Copy out the lines that have "code" in them.
_ _ _ _
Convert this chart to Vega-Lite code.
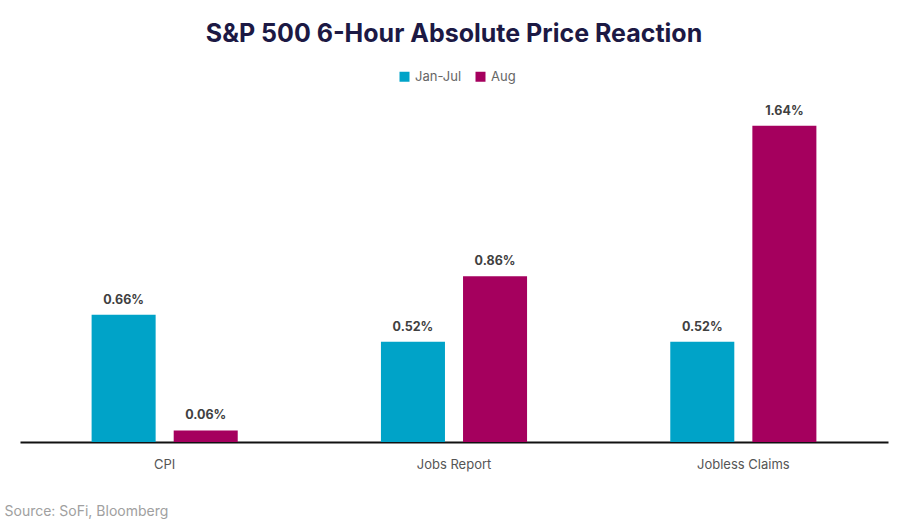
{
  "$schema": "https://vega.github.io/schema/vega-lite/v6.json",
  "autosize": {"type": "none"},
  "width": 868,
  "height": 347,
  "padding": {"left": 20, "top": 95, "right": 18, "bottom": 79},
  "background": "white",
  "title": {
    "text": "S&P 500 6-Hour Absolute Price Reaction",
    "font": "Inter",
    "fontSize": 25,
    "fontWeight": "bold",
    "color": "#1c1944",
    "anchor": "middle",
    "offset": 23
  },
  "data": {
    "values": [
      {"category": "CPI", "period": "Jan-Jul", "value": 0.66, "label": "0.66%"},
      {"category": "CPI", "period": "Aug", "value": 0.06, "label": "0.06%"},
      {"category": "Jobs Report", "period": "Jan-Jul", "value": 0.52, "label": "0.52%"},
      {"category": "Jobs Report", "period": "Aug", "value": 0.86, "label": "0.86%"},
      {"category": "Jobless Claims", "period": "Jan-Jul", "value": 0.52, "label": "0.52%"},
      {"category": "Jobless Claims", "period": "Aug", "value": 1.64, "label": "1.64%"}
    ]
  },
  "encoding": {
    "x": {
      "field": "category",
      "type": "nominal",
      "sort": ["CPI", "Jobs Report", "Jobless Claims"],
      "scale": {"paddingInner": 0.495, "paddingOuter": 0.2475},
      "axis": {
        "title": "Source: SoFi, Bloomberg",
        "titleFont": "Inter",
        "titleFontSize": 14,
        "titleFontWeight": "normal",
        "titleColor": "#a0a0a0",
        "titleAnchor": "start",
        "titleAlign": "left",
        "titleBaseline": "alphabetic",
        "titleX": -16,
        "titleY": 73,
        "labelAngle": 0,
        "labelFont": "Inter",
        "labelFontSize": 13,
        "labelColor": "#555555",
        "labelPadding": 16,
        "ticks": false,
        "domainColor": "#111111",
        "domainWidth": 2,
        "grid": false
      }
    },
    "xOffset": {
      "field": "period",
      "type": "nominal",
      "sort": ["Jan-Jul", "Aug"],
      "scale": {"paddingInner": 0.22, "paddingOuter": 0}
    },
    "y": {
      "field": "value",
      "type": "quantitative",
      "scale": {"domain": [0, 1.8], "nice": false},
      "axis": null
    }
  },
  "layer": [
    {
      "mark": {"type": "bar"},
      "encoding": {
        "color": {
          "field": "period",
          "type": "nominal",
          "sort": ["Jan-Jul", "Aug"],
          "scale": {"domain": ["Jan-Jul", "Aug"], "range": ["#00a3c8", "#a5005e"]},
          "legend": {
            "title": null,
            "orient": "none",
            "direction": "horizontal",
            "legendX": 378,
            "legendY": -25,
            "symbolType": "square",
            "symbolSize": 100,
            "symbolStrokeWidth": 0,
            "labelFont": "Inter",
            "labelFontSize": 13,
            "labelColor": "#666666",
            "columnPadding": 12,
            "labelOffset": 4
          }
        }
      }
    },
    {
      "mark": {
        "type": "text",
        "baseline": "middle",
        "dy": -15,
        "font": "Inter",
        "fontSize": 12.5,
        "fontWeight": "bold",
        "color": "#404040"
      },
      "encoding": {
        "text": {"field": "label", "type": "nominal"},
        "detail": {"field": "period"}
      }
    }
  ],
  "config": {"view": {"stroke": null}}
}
_ _ _ _
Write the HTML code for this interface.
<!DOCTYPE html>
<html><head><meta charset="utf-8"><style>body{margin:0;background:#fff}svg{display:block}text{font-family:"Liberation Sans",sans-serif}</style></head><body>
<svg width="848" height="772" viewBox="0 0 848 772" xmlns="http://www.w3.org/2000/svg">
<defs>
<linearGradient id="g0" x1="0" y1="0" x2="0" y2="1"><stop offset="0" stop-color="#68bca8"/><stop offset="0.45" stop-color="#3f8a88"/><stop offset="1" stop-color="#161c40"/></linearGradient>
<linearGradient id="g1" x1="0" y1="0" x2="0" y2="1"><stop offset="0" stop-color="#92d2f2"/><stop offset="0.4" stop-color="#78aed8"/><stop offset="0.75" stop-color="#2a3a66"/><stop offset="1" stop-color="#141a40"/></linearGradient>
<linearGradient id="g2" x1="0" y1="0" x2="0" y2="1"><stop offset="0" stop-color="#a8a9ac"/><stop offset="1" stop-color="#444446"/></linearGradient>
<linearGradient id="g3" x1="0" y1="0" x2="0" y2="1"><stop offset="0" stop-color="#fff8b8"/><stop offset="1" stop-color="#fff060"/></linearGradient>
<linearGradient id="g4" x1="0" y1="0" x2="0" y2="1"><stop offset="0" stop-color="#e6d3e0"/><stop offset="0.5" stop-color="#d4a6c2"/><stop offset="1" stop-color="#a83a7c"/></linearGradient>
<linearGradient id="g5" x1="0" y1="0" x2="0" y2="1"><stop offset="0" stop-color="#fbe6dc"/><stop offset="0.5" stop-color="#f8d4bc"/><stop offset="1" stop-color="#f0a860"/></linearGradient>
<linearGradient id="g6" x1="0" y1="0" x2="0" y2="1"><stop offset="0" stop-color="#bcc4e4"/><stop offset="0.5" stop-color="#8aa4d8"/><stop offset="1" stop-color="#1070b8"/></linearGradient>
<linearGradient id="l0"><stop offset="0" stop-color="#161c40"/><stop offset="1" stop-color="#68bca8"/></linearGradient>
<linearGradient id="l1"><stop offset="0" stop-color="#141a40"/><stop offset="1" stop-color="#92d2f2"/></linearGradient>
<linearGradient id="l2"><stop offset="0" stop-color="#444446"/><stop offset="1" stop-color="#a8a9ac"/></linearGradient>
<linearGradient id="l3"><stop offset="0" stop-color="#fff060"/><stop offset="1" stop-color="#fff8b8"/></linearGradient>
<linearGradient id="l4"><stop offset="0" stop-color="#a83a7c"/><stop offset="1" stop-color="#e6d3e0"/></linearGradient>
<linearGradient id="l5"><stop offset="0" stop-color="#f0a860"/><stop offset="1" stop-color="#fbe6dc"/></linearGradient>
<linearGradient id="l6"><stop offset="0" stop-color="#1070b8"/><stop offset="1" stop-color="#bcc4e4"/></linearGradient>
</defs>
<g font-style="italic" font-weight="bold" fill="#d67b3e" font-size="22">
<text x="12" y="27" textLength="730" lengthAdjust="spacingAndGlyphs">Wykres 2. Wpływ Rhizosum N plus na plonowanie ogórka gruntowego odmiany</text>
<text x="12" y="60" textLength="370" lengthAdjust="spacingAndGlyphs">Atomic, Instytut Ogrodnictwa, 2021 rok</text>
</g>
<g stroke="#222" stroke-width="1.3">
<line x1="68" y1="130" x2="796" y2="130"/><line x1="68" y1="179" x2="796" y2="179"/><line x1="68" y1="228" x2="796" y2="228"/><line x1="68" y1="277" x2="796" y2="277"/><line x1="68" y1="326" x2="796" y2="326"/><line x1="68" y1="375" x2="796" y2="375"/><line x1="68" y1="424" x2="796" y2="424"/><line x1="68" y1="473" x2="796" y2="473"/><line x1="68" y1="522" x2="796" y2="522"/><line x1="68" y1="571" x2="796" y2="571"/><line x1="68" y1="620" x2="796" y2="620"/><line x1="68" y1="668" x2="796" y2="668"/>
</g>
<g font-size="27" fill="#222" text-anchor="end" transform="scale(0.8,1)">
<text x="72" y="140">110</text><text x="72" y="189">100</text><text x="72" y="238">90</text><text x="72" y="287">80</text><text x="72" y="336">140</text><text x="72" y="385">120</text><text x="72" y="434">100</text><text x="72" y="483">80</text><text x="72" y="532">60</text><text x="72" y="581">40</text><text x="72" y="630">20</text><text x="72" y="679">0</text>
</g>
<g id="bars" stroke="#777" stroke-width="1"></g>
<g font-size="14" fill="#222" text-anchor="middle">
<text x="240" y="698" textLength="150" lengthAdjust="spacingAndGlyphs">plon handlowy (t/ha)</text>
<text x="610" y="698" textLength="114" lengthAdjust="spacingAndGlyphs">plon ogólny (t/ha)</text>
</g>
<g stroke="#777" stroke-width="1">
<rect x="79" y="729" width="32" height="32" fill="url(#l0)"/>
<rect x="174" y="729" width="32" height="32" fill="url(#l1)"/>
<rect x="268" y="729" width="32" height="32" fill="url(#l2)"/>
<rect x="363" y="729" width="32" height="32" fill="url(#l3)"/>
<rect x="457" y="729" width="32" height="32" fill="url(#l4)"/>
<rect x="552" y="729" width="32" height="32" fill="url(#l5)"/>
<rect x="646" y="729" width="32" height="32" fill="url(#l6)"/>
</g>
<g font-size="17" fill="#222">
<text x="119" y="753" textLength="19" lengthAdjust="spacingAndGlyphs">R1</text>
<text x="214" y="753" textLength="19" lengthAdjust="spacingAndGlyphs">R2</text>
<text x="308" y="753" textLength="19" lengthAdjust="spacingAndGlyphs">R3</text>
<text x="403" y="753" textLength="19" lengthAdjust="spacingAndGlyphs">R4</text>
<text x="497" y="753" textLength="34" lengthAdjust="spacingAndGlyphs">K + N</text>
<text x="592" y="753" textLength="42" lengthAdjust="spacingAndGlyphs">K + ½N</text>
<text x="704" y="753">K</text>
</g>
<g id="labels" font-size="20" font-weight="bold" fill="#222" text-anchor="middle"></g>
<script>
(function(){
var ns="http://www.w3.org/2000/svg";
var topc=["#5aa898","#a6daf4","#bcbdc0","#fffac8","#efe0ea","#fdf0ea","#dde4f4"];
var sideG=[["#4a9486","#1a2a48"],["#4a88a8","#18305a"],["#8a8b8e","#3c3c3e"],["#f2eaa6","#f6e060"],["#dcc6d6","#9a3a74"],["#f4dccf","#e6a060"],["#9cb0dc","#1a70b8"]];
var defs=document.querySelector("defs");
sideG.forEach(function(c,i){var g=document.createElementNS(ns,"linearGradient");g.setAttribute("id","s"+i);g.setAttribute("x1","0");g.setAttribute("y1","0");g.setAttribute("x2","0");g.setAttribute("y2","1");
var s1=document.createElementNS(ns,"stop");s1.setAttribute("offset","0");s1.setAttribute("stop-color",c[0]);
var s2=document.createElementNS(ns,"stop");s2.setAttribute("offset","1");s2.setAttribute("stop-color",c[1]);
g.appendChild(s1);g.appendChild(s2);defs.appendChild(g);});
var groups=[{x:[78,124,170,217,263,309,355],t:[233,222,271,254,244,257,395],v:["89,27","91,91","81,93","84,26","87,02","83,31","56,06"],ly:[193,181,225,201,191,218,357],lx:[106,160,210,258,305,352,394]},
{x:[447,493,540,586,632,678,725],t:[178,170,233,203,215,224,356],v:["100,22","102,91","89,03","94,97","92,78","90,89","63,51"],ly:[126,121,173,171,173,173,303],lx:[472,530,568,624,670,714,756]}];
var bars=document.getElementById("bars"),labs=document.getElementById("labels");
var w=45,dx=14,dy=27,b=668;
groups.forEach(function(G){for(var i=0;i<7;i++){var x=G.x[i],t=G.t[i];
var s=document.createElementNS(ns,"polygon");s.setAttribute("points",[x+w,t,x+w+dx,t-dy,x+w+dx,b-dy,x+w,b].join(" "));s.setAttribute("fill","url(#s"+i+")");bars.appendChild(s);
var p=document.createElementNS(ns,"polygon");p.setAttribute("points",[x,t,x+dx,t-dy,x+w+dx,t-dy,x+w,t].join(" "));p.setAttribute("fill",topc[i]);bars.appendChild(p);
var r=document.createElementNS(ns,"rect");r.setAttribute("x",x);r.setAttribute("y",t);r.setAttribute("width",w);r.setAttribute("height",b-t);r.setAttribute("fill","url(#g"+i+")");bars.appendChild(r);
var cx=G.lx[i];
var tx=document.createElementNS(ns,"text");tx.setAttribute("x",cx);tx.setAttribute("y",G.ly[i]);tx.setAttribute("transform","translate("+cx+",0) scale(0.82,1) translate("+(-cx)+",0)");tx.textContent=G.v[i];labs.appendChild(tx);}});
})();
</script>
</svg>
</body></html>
_ _ _ _
_Written answer:_
Convert this chart to Vega-Lite code.
Write the HTML code for this interface.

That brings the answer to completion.